Read our round-up of the best steam irons.
The continuous steam also means that you will have to turn off the steam between garments or even while adjusting the item you are currently ironing, otherwise whichever room you are currently ironing in will quickly become a steam room. How annoying you find this constant on and off will entirely be down to you, it is annoying at first although I’d suggest most people will quickly become used to it.
Even if you are quick to cut the steam when it’s not being used there will be a lot of steam flying around so you may need to think about where you will be using it. If you’re in a basement flat or somewhere susceptible to damp I’d advise against it and you do have to be careful with the steam as it does have the potential to burn either yourself or others.
Saying all that, the steam does do a good job of cutting through creases and the ability to steam vertically means it can be used on curtains and hanging clothes. It also comes with a brush for use when vertically ironing for removing pet hair etc.
The base of the iron is made from a ceramic plate which is relatively non-stick, although it doesn’t glide as well as some models we have seen. All the steam also comes the triangular section at the front so it doesn’t distribute the steam as evenly as some irons, but we didn’t find that this impaired performance in any way. The plate is also easy to clean, although long term users have reported some issues with calcification, so if you live in a hard water area it’s worth looking at another model with dedicated anti-calc features, like the Philips GC4521/87 Azur Performer Plus.

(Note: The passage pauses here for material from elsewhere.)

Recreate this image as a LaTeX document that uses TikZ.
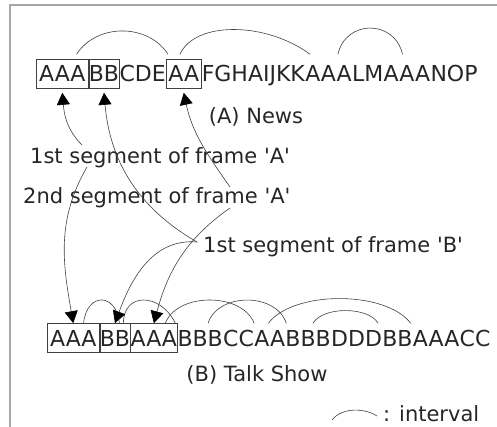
\documentclass[tikz,border=0pt]{standalone}
\usepackage{fontspec}
\setmainfont{DejaVu Sans}
\usetikzlibrary{positioning,arrows.meta}

\begin{document}
\begin{tikzpicture}[x=1pt,y=1pt,
    seg/.style={inner xsep=0pt,inner ysep=6.5pt,text height=16pt,text depth=0pt,
        font=\fontsize{22}{26}\selectfont,text=black!85},
    boxed/.style={seg,draw=black!75,line width=0.6pt,minimum width=#1},
    lbl/.style={inner sep=0pt,font=\fontsize{21}{25}\selectfont,text=black!85},
    interval/.style={black!75,line width=0.6pt},
    pointer/.style={black!75,line width=0.6pt,-{Triangle[length=12pt,width=13pt,color=black]}}
]
    \useasboundingbox (0,0) rectangle (497,-427);
    \draw[black!35,line width=1.5pt] (10,-427) -- (10,-5) -- (497,-5);

    % (A) news
    \node[boxed=52pt,anchor=west] (a1) at (36,-74) {AAA};
    \node[boxed=29pt,right=0pt of a1] (a2) {BB};
    \node[seg,right=0pt of a2] (a3) {CDE};
    \node[boxed=35pt,right=0pt of a3] (a4) {AA};
    \node[seg,right=0pt of a4] (a5) {FGHAIJKK};
    \node[seg,right=0pt of a5] (a6) {AAA};
    \node[seg,right=0pt of a6] (a7) {LM};
    \node[seg,right=0pt of a7] (a8) {AAA};
    \node[seg,right=0pt of a8] (a9) {NOP};
    \node[lbl,anchor=base] (newsA) at (256,-124) {(A) News};

    \draw[interval] ([shift={(-12,5)}]a1.north east)
        .. controls +(20,31) and +(-20,31) .. ([shift={(2,5)}]a4.north west);
    \draw[interval] ([shift={(14,5)}]a4.north west)
        .. controls +(15,33) and +(-45,33) .. ([shift={(5,5)}]a6.north west);
    \draw[interval] ([shift={(-14,5)}]a6.north east)
        .. controls +(8,35) and +(-8,35) .. ([shift={(19,5)}]a8.north west);

    % segment labels
    \node[lbl,anchor=base west] (segA1) at (30,-164) {1st segment of frame \textquotesingle A\textquotesingle};
    \node[lbl,anchor=base west] (segA2) at (23,-204) {2nd segment of frame \textquotesingle A\textquotesingle};
    \node[lbl,anchor=base west] (segB1) at (203,-252) {1st segment of frame \textquotesingle B\textquotesingle};

    % (B) talk show
    \node[boxed=52pt,anchor=west] (b1) at (47,-338) {AAA};
    \node[boxed=28pt,right=0pt of b1] (b2) {BB};
    \node[boxed=45pt,right=0pt of b2] (b3) {AAA};
    \node[seg,right=0pt of b3] (b4) {BBB};
    \node[seg,right=0pt of b4] (b5) {CC};
    \node[seg,right=0pt of b5] (b6) {AA};
    \node[seg,right=0pt of b6] (b7) {BBB};
    \node[seg,right=0pt of b7] (b8) {DDD};
    \node[seg,right=0pt of b8] (b9) {BB};
    \node[seg,right=0pt of b9] (b10) {AAA};
    \node[seg,right=0pt of b10] (b11) {CC};
    \node[lbl,anchor=base] (talkB) at (257,-381) {(B) Talk Show};

    \draw[interval] ([xshift=-16pt]b1.north east)
        .. controls +(3,31) and +(-3,31) .. ([xshift=-11pt]b2.north east);
    \draw[interval] ([xshift=-7pt]b2.north east)
        .. controls +(0,31) and +(-15,31) .. ([xshift=-2pt]b4.north west);
    \draw[interval] ([xshift=-12pt]b3.north east)
        .. controls +(12,31) and +(-12,31) .. (b6.north west);
    \draw[interval] ([xshift=-15pt]b4.north east)
        .. controls +(10,31) and +(-10,31) .. ([xshift=1pt]b7.north west);
    \draw[interval] ([xshift=-17pt]b6.north east)
        .. controls +(25,33) and +(-25,33) .. ([xshift=-2pt]b10.north west);
    \draw[interval] ([xshift=-18pt]b7.north east)
        .. controls +(10,17) and +(-10,17) .. ([xshift=-4pt]b8.north east);

    % pointers up to (A)
    \draw[pointer] ([shift={(52,19)}]segA1.base west) to[out=135,in=-85] ([yshift=-4pt]a1.south);
    \draw[pointer] ([shift={(-6,10)}]segB1.base west) to[out=150,in=-85] ([yshift=-4pt]a2.south);
    \draw[pointer] ([shift={(207,17)}]segA2.base west) to[out=125,in=-78] ([yshift=-4pt]a4.south);
    % pointers down to (B)
    \draw[pointer] ([shift={(57,-3)}]segA1.base west) to[out=-120,in=100] (b1.north);
    \draw[pointer] ([shift={(207,-4)}]segA2.base west) to[out=-145,in=75] (b3.north);
    \draw[pointer] ([shift={(-6,10)}]segB1.base west) to[out=175,in=70] (b2.north);

    % legend
    \node[lbl,anchor=base west] (legend) at (383,-421) {: interval};
    \draw[interval] ([shift={(-51,1)}]legend.base west)
        .. controls +(10,13) and +(-12,8) .. ([shift={(-6,5)}]legend.base west);
\end{tikzpicture}
\end{document}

It’s not the quietest iron, particularly when it is running out of water, so it could be a bit distracting if you want to watch the TV while you’re ironing, but with the amount of steam flying around it might not be such a bad thing to have your full attention on the job in hand.
What the others say
“The JML Phoenix Gold steam iron removes creases effectively when the steam is on, but steam cannot be used on the lower temperature settings.” Good Housekeeping
“If you like a steam iron with a touch of bling about it, the JML Phoenix Gold Ceramic V16102 is for you.” Which?